What is asked: Reproduce this listing in full.
··········
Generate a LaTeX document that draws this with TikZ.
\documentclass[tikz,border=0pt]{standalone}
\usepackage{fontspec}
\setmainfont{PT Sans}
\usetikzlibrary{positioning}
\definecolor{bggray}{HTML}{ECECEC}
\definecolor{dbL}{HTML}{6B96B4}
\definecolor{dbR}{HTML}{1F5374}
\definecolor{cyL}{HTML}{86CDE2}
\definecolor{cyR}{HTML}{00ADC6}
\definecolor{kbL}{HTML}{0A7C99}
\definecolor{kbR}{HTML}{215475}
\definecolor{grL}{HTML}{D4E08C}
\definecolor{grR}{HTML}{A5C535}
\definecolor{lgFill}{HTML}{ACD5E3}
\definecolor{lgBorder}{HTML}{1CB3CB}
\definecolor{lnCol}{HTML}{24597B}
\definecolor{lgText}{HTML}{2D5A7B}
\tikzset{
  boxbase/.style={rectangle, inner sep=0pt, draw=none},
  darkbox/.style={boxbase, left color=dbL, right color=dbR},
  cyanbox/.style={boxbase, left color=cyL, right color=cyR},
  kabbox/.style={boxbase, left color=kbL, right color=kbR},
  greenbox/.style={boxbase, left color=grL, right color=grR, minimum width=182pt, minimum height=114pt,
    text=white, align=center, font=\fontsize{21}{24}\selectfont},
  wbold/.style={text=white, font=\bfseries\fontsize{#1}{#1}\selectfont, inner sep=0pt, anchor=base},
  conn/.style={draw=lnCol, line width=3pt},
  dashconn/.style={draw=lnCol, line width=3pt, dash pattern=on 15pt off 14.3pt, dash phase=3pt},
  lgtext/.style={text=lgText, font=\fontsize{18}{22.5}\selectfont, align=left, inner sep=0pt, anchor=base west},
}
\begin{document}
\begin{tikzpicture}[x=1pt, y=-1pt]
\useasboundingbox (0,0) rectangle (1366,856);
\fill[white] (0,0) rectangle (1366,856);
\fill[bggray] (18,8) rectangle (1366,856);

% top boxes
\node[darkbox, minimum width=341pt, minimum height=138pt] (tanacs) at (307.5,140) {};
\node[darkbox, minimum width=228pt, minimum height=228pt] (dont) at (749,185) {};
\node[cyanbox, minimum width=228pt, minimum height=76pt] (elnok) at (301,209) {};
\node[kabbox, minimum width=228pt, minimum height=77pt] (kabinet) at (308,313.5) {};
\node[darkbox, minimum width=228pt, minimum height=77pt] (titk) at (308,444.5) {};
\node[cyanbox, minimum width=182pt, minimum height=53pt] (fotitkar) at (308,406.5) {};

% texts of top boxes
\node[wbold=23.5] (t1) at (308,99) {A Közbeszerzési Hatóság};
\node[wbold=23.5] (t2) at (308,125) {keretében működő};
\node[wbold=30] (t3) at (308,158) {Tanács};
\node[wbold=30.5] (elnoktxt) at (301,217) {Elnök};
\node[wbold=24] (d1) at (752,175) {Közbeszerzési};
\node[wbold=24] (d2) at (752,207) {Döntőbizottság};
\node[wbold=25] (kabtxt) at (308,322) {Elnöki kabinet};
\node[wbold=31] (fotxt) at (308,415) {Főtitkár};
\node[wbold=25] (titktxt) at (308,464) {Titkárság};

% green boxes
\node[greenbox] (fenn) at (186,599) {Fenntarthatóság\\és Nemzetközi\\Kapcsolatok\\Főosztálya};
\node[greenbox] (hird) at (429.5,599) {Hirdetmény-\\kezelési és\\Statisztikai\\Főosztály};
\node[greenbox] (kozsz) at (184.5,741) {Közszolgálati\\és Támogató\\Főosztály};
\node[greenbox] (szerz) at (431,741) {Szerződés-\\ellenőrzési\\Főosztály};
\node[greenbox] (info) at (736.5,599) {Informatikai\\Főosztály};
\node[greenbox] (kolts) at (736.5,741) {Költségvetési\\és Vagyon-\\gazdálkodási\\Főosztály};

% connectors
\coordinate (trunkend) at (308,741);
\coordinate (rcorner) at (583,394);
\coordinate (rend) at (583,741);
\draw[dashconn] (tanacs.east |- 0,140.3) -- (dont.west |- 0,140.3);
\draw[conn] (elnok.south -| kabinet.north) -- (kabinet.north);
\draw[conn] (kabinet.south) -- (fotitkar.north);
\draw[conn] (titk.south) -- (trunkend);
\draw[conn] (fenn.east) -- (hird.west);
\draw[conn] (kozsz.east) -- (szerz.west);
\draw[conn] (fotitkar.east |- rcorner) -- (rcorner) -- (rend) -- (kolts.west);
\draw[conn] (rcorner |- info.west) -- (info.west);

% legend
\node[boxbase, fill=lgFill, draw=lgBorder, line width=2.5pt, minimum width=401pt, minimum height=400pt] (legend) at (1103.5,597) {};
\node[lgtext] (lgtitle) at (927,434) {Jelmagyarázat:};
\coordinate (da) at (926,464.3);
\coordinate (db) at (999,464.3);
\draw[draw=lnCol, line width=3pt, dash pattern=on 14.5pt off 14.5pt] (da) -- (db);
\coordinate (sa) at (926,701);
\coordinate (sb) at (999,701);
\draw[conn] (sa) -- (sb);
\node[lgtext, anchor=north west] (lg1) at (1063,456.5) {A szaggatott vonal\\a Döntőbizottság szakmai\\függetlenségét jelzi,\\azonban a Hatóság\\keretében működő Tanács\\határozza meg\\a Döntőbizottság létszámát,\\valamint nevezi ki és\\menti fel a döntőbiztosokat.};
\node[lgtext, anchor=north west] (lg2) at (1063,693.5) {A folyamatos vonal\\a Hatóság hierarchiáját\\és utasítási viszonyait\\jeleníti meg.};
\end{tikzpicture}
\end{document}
··········
Answer to the exercise:
Generate a LaTeX document that draws this with TikZ.
\documentclass[tikz,border=0pt]{standalone}
\usepackage{fontspec}
\setmainfont{PT Sans}
\usetikzlibrary{positioning}
\definecolor{bggray}{HTML}{ECECEC}
\definecolor{dbL}{HTML}{6B96B4}
\definecolor{dbR}{HTML}{1F5374}
\definecolor{cyL}{HTML}{86CDE2}
\definecolor{cyR}{HTML}{00ADC6}
\definecolor{kbL}{HTML}{0A7C99}
\definecolor{kbR}{HTML}{215475}
\definecolor{grL}{HTML}{D4E08C}
\definecolor{grR}{HTML}{A5C535}
\definecolor{lgFill}{HTML}{ACD5E3}
\definecolor{lgBorder}{HTML}{1CB3CB}
\definecolor{lnCol}{HTML}{24597B}
\definecolor{lgText}{HTML}{2D5A7B}
\tikzset{
  boxbase/.style={rectangle, inner sep=0pt, draw=none},
  darkbox/.style={boxbase, left color=dbL, right color=dbR},
  cyanbox/.style={boxbase, left color=cyL, right color=cyR},
  kabbox/.style={boxbase, left color=kbL, right color=kbR},
  greenbox/.style={boxbase, left color=grL, right color=grR, minimum width=182pt, minimum height=114pt,
    text=white, align=center, font=\fontsize{21}{24}\selectfont},
  wbold/.style={text=white, font=\bfseries\fontsize{#1}{#1}\selectfont, inner sep=0pt, anchor=base},
  conn/.style={draw=lnCol, line width=3pt},
  dashconn/.style={draw=lnCol, line width=3pt, dash pattern=on 15pt off 14.3pt, dash phase=3pt},
  lgtext/.style={text=lgText, font=\fontsize{18}{22.5}\selectfont, align=left, inner sep=0pt, anchor=base west},
}
\begin{document}
\begin{tikzpicture}[x=1pt, y=-1pt]
\useasboundingbox (0,0) rectangle (1366,856);
\fill[white] (0,0) rectangle (1366,856);
\fill[bggray] (18,8) rectangle (1366,856);

% top boxes
\node[darkbox, minimum width=341pt, minimum height=138pt] (tanacs) at (307.5,140) {};
\node[darkbox, minimum width=228pt, minimum height=228pt] (dont) at (749,185) {};
\node[cyanbox, minimum width=228pt, minimum height=76pt] (elnok) at (301,209) {};
\node[kabbox, minimum width=228pt, minimum height=77pt] (kabinet) at (308,313.5) {};
\node[darkbox, minimum width=228pt, minimum height=77pt] (titk) at (308,444.5) {};
\node[cyanbox, minimum width=182pt, minimum height=53pt] (fotitkar) at (308,406.5) {};

% texts of top boxes
\node[wbold=23.5] (t1) at (308,99) {A Közbeszerzési Hatóság};
\node[wbold=23.5] (t2) at (308,125) {keretében működő};
\node[wbold=30] (t3) at (308,158) {Tanács};
\node[wbold=30.5] (elnoktxt) at (301,217) {Elnök};
\node[wbold=24] (d1) at (752,175) {Közbeszerzési};
\node[wbold=24] (d2) at (752,207) {Döntőbizottság};
\node[wbold=25] (kabtxt) at (308,322) {Elnöki kabinet};
\node[wbold=31] (fotxt) at (308,415) {Főtitkár};
\node[wbold=25] (titktxt) at (308,464) {Titkárság};

% green boxes
\node[greenbox] (fenn) at (186,599) {Fenntarthatóság\\és Nemzetközi\\Kapcsolatok\\Főosztálya};
\node[greenbox] (hird) at (429.5,599) {Hirdetmény-\\kezelési és\\Statisztikai\\Főosztály};
\node[greenbox] (kozsz) at (184.5,741) {Közszolgálati\\és Támogató\\Főosztály};
\node[greenbox] (szerz) at (431,741) {Szerződés-\\ellenőrzési\\Főosztály};
\node[greenbox] (info) at (736.5,599) {Informatikai\\Főosztály};
\node[greenbox] (kolts) at (736.5,741) {Költségvetési\\és Vagyon-\\gazdálkodási\\Főosztály};

% connectors
\coordinate (trunkend) at (308,741);
\coordinate (rcorner) at (583,394);
\coordinate (rend) at (583,741);
\draw[dashconn] (tanacs.east |- 0,140.3) -- (dont.west |- 0,140.3);
\draw[conn] (elnok.south -| kabinet.north) -- (kabinet.north);
\draw[conn] (kabinet.south) -- (fotitkar.north);
\draw[conn] (titk.south) -- (trunkend);
\draw[conn] (fenn.east) -- (hird.west);
\draw[conn] (kozsz.east) -- (szerz.west);
\draw[conn] (fotitkar.east |- rcorner) -- (rcorner) -- (rend) -- (kolts.west);
\draw[conn] (rcorner |- info.west) -- (info.west);

% legend
\node[boxbase, fill=lgFill, draw=lgBorder, line width=2.5pt, minimum width=401pt, minimum height=400pt] (legend) at (1103.5,597) {};
\node[lgtext] (lgtitle) at (927,434) {Jelmagyarázat:};
\coordinate (da) at (926,464.3);
\coordinate (db) at (999,464.3);
\draw[draw=lnCol, line width=3pt, dash pattern=on 14.5pt off 14.5pt] (da) -- (db);
\coordinate (sa) at (926,701);
\coordinate (sb) at (999,701);
\draw[conn] (sa) -- (sb);
\node[lgtext, anchor=north west] (lg1) at (1063,456.5) {A szaggatott vonal\\a Döntőbizottság szakmai\\függetlenségét jelzi,\\azonban a Hatóság\\keretében működő Tanács\\határozza meg\\a Döntőbizottság létszámát,\\valamint nevezi ki és\\menti fel a döntőbiztosokat.};
\node[lgtext, anchor=north west] (lg2) at (1063,693.5) {A folyamatos vonal\\a Hatóság hierarchiáját\\és utasítási viszonyait\\jeleníti meg.};
\end{tikzpicture}
\end{document}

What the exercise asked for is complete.